#### [Collected material]
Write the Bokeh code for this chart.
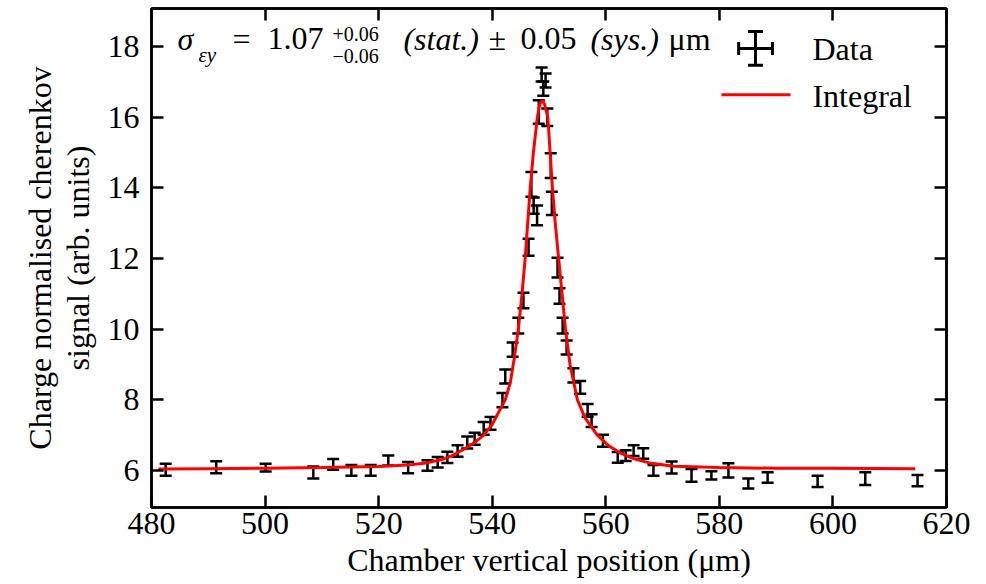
from bokeh.plotting import figure
from bokeh.models import Range1d, LinearAxis, FixedTicker, Label
from bokeh.embed import file_html
from bokeh.resources import INLINE

# ---------------- data ----------------
position = [482.5, 491.4, 500.1, 508.5, 512.0, 515.2, 518.6, 521.7, 525.2, 528.6,
            530.4, 532.1, 533.9, 535.6, 536.9, 538.5, 539.7, 541.8, 542.3, 543.6,
            544.6, 545.5, 546.4, 546.9, 547.3, 547.9, 548.2, 548.7, 549.0, 549.4,
            549.7, 550.3, 550.5, 551.5, 551.85, 552.4, 553.1, 554.3, 555.5, 556.8,
            557.5, 559.5, 562.1, 563.5, 564.9, 566.6, 568.4, 571.6, 575.1, 578.6,
            581.6, 585.1, 588.5, 597.3, 605.7, 614.9]
signal = [6.02, 6.09, 6.08, 5.94, 6.17, 6.00, 6.00, 6.28, 6.08, 6.14,
          6.23, 6.37, 6.55, 6.79, 6.90, 7.19, 7.33, 7.99, 8.66, 9.42,
          10.10, 10.81, 12.32, 14.10, 13.50, 13.22, 16.15, 17.21, 16.81, 17.04,
          16.00, 14.63, 13.56, 11.74, 10.94, 10.10, 9.48, 8.69, 8.35, 7.70,
          7.41, 6.84, 6.37, 6.42, 6.56, 6.48, 6.00, 6.08, 5.86, 5.86,
          6.00, 5.63, 5.80, 5.69, 5.77, 5.71]
signal_err = [0.17, 0.17, 0.11, 0.17, 0.15, 0.15, 0.15, 0.14, 0.16, 0.15,
              0.15, 0.16, 0.16, 0.17, 0.17, 0.18, 0.18, 0.20, 0.20, 0.20,
              0.22, 0.22, 0.24, 0.35, 0.23, 0.28, 0.33, 0.20, 0.20, 0.20,
              0.25, 0.35, 0.33, 0.28, 0.22, 0.22, 0.20, 0.20, 0.18, 0.18,
              0.18, 0.17, 0.15, 0.15, 0.15, 0.15, 0.15, 0.17, 0.18, 0.12,
              0.20, 0.14, 0.15, 0.16, 0.18, 0.16]

integral_x = [481.2, 490, 500, 510, 520, 525, 528, 531, 533, 535,
              537, 538.5, 540, 541.3, 542.3, 543.2, 543.9, 544.6, 545.25, 545.8,
              546.25, 546.7, 547.25, 547.95, 548.4, 548.8, 549.2, 549.8, 550.2, 550.6,
              551.1, 551.7, 552.3, 552.9, 553.7, 555.0, 556.3, 558.5, 560.5, 562.5,
              565, 568, 572, 580, 590, 600, 614.5]
integral_y = [6.04, 6.05, 6.06, 6.08, 6.11, 6.15, 6.20, 6.30, 6.42, 6.60,
              6.80, 7.00, 7.30, 7.70, 8.00, 8.50, 9.20, 10.0, 11.0, 12.0,
              13.0, 14.0, 15.0, 16.0, 16.38, 16.48, 16.38, 16.0, 15.0, 14.0,
              13.0, 12.0, 11.0, 10.0, 9.0, 8.0, 7.5, 7.0, 6.7, 6.5,
              6.33, 6.2, 6.12, 6.08, 6.06, 6.06, 6.05]

x_ticks = [480, 500, 520, 540, 560, 580, 600, 620]
y_ticks = [6, 8, 10, 12, 14, 16, 18]

FONT = "Liberation Serif"
FS = "32px"

lower = [s - e for s, e in zip(signal, signal_err)]
upper = [s + e for s, e in zip(signal, signal_err)]

p = figure(width=986, height=584, output_backend="svg", toolbar_location=None,
           x_range=Range1d(480, 620), y_range=Range1d(4.95, 19.08),
           min_border_left=151, min_border_right=40, min_border_top=8,
           min_border_bottom=77, background_fill_color="white",
           border_fill_color="white")
p.grid.visible = False
p.outline_line_color = "black"
p.outline_line_width = 2.5

# error bars
p.segment(x0=position, y0=lower, x1=position, y1=upper, line_color="black", line_width=2.5)
p.scatter(x=position + position, y=lower + upper, marker="dash", size=12,
          line_color="black", line_width=2.5)

# integral curve
p.line(integral_x, integral_y, line_color="#ff0000", line_width=3)

# axes
p.xaxis.axis_label = "Chamber vertical position (\u03bcm)"
p.yaxis.axis_label = "Charge normalised cherenkov\nsignal (arb. units)"
p.xaxis.ticker = FixedTicker(ticks=x_ticks)
p.yaxis.ticker = FixedTicker(ticks=y_ticks)
p.add_layout(LinearAxis(ticker=FixedTicker(ticks=x_ticks)), "above")
p.add_layout(LinearAxis(ticker=FixedTicker(ticks=y_ticks)), "right")
for ax in p.axis:
    ax.major_tick_in = 12
    ax.major_tick_out = 0
    ax.minor_tick_in = 0
    ax.minor_tick_out = 0
    ax.major_tick_line_width = 2.5
    ax.axis_line_width = 2.5
    ax.major_label_text_font = FONT
    ax.major_label_text_font_size = FS
    ax.major_label_text_color = "black"
    ax.axis_label_text_font = FONT
    ax.axis_label_text_font_size = FS
    ax.axis_label_text_font_style = "normal"
    ax.axis_label_text_color = "black"
    ax.axis_label_text_line_height = 1.03
for ax in p.above + p.right:
    ax.major_label_text_font_size = "1px"
    ax.major_label_text_color = None
    ax.major_label_standoff = 0
p.xaxis[0].major_label_standoff = 3
p.xaxis[0].axis_label_standoff = 4
p.yaxis[0].major_label_standoff = 12
p.yaxis[0].axis_label_standoff = 9

# annotation text
def lab(x, y, t, size=FS, style="normal"):
    p.add_layout(Label(x=x, y=y, text=t, text_font=FONT, text_font_size=size,
                       text_font_style=style, text_color="black",
                       text_baseline="alphabetic", text_align="left"))

lab(484.58, 18.23, "\u03c3", style="italic")
lab(488.28, 17.77, "\u03b5y", size="21px", style="italic")
lab(494.26, 18.23, "=")
lab(500.43, 18.23, "1.07")
lab(511.87, 18.35, "+0.06", size="20px")
lab(511.87, 17.73, "\u22120.06", size="20px")
lab(524.37, 18.23, "(stat.)", style="italic")
lab(539.34, 18.23, "\u00b1")
lab(544.98, 18.23, "0.05")
lab(557.30, 18.23, "(sys.)", style="italic")
lab(571.04, 18.23, "\u03bcm")

# legend
p.segment(x0=[583.4], y0=[17.95], x1=[589.35], y1=[17.95], line_color="black", line_width=3)
p.segment(x0=[586.36], y0=[17.47], x1=[586.36], y1=[18.43], line_color="black", line_width=3)
p.scatter(x=[586.36, 586.36], y=[17.47, 18.43], marker="dash", size=15, line_color="black", line_width=3)
p.scatter(x=[583.4, 589.35], y=[17.95, 17.95], marker="dash", angle=1.5708, size=13,
          line_color="black", line_width=3)
lab(596.39, 17.92, "Data")
p.segment(x0=[580.37], y0=[16.64], x1=[592.52], y1=[16.64], line_color="#ff0000", line_width=3)
lab(596.39, 16.61, "Integral")

open("out.html", "w").write(file_html(p, INLINE))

#### [Instructions for the task]
Write out exactly the opening lines of the data, stopping after the line that holds "from bokeh.resources import INLINE". Exclude pictures.

#### [Worked answer]
Write the Bokeh code for this chart.
from bokeh.plotting import figure
from bokeh.models import Range1d, LinearAxis, FixedTicker, Label
from bokeh.embed import file_html
from bokeh.resources import INLINE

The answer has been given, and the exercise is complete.